-- start Material --

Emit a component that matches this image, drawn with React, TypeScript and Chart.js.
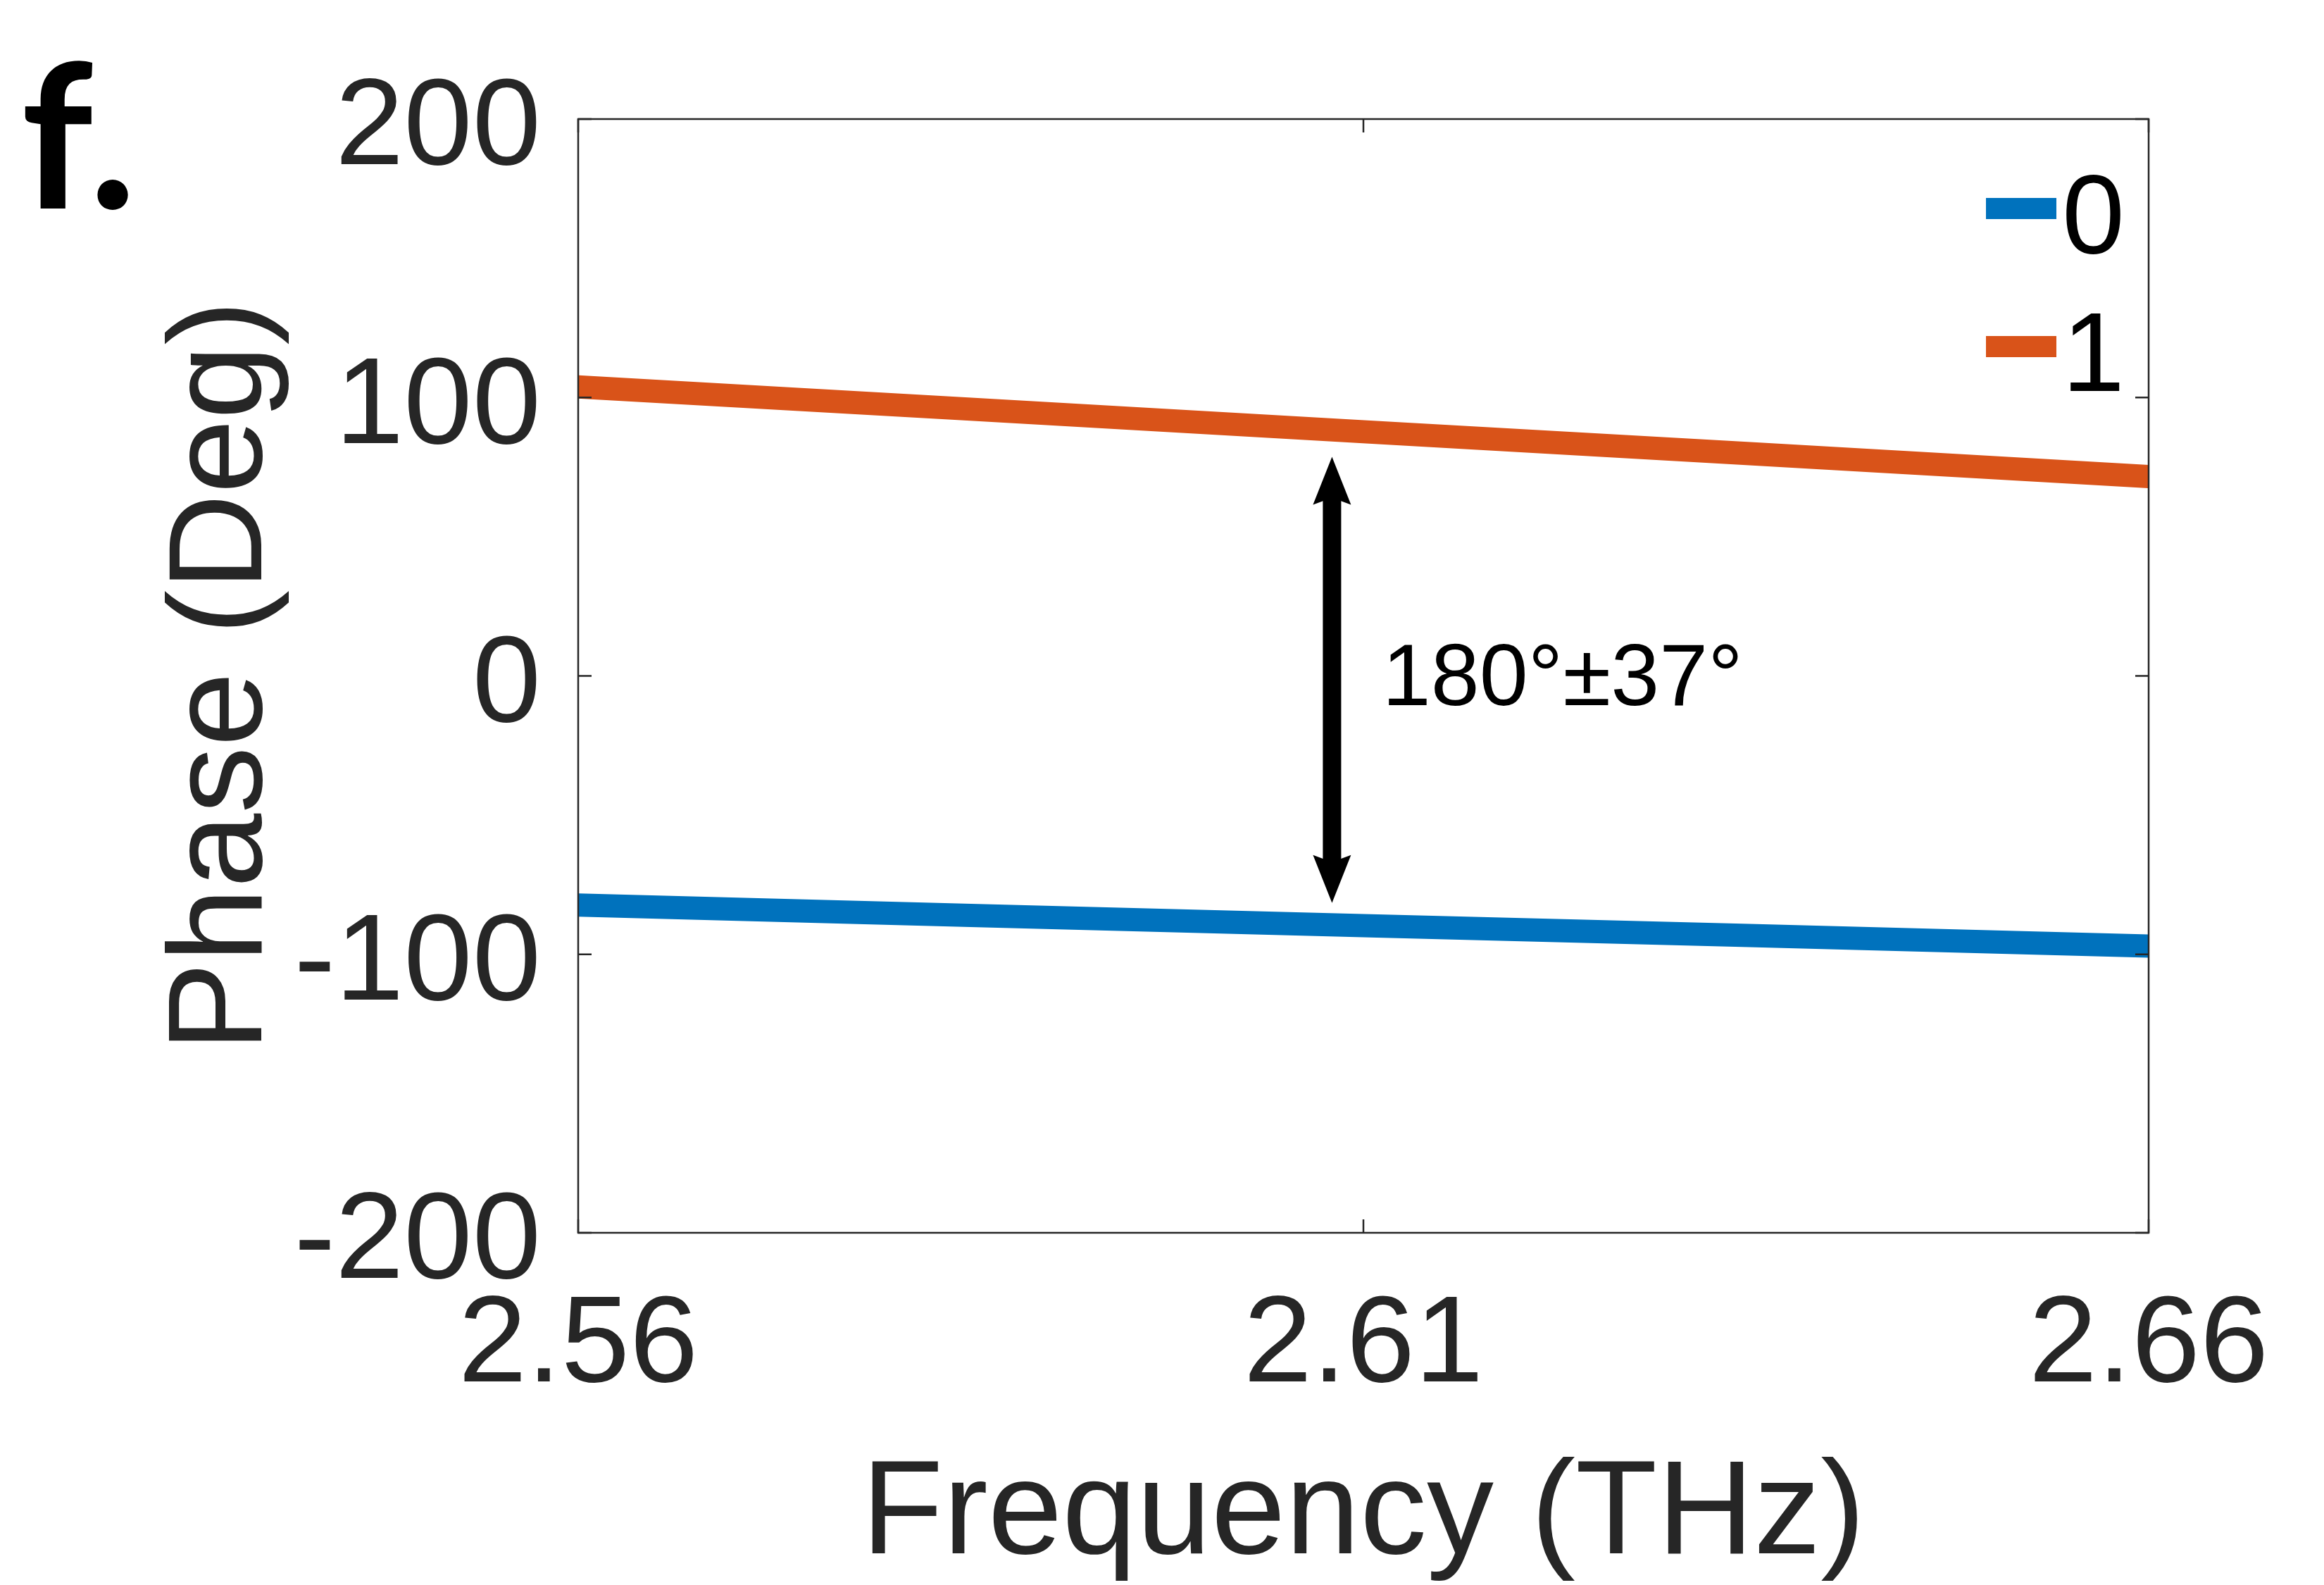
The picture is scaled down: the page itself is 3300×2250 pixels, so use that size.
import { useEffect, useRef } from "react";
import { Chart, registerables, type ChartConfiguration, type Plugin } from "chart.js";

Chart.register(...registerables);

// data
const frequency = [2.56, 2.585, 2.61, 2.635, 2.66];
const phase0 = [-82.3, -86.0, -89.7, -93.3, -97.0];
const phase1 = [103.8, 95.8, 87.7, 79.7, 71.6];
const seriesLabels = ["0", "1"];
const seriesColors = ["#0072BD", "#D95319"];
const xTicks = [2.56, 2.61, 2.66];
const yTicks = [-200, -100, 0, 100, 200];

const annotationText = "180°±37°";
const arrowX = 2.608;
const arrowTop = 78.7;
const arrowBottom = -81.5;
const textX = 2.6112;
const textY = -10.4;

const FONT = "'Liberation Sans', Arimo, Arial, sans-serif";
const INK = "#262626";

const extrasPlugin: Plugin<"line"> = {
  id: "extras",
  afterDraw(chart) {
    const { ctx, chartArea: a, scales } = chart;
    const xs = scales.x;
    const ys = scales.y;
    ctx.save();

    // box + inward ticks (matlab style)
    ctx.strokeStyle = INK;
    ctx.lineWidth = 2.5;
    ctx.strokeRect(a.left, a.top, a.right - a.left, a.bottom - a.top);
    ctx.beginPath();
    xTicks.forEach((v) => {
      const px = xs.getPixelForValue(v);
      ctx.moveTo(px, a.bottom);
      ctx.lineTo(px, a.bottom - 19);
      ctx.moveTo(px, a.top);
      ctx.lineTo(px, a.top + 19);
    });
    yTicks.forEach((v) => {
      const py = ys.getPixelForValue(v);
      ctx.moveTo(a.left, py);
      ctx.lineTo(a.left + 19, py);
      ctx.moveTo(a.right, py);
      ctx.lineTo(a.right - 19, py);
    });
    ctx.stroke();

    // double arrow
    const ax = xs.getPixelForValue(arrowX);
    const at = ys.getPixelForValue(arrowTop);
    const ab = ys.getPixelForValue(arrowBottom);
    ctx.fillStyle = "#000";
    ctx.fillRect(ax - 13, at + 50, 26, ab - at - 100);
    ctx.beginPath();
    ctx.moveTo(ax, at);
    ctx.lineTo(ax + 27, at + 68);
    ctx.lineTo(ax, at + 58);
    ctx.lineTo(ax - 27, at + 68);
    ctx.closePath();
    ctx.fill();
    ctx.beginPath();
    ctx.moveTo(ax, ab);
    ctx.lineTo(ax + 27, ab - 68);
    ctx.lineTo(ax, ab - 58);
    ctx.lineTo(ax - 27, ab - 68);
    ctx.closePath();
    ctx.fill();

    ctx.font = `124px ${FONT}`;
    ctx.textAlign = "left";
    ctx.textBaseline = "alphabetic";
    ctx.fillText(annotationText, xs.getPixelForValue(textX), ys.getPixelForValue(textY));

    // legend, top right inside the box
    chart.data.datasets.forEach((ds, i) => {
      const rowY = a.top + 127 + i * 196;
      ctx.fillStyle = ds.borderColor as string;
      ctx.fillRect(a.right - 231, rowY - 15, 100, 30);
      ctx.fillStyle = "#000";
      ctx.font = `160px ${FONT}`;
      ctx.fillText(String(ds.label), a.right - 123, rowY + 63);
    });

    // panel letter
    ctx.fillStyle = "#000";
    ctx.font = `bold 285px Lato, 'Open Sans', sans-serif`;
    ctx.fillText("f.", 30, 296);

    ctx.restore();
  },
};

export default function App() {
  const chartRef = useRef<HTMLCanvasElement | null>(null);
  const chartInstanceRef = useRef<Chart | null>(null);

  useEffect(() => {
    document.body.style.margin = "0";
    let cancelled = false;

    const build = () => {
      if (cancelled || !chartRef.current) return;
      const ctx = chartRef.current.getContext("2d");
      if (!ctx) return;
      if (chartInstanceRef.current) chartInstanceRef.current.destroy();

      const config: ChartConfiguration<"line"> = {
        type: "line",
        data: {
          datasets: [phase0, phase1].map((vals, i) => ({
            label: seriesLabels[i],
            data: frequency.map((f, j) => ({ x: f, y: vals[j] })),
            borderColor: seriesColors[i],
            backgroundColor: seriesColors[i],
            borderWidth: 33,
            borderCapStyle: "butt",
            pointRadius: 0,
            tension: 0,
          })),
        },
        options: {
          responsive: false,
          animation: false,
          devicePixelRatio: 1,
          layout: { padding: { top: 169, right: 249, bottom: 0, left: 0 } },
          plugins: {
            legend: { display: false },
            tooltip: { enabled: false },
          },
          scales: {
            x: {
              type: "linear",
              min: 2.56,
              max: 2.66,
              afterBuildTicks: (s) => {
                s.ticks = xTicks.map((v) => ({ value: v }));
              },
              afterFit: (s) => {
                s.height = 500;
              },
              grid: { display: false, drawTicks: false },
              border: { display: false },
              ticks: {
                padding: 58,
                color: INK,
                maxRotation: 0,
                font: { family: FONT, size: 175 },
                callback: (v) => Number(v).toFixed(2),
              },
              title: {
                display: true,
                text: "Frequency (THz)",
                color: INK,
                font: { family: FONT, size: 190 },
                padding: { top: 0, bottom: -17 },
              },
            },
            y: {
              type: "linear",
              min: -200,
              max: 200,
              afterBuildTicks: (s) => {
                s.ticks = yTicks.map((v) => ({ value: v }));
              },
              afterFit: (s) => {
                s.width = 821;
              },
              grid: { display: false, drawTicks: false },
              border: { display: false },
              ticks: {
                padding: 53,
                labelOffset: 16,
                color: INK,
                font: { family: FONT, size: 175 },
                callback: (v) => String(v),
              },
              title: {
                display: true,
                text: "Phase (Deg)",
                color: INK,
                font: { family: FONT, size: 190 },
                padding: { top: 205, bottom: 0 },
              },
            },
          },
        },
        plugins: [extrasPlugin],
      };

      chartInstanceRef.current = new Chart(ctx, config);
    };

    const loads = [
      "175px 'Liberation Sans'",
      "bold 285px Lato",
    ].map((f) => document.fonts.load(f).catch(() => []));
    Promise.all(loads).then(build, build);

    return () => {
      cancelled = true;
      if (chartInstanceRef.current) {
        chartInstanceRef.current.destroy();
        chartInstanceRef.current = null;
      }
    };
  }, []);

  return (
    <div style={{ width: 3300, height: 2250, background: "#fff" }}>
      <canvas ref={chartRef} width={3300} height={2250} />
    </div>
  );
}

-- end Material --

■ Work required
Please repeat exactly the data above from its first line to the line that contains "const yTicks = [-200, -100, 0, 100, 200];", inclusive, and leave every picture out.

■ Task solution
Emit a component that matches this image, drawn with React, TypeScript and Chart.js.
The picture is scaled down: the page itself is 3300×2250 pixels, so use that size.
import { useEffect, useRef } from "react";
import { Chart, registerables, type ChartConfiguration, type Plugin } from "chart.js";

Chart.register(...registerables);

// data
const frequency = [2.56, 2.585, 2.61, 2.635, 2.66];
const phase0 = [-82.3, -86.0, -89.7, -93.3, -97.0];
const phase1 = [103.8, 95.8, 87.7, 79.7, 71.6];
const seriesLabels = ["0", "1"];
const seriesColors = ["#0072BD", "#D95319"];
const xTicks = [2.56, 2.61, 2.66];
const yTicks = [-200, -100, 0, 100, 200];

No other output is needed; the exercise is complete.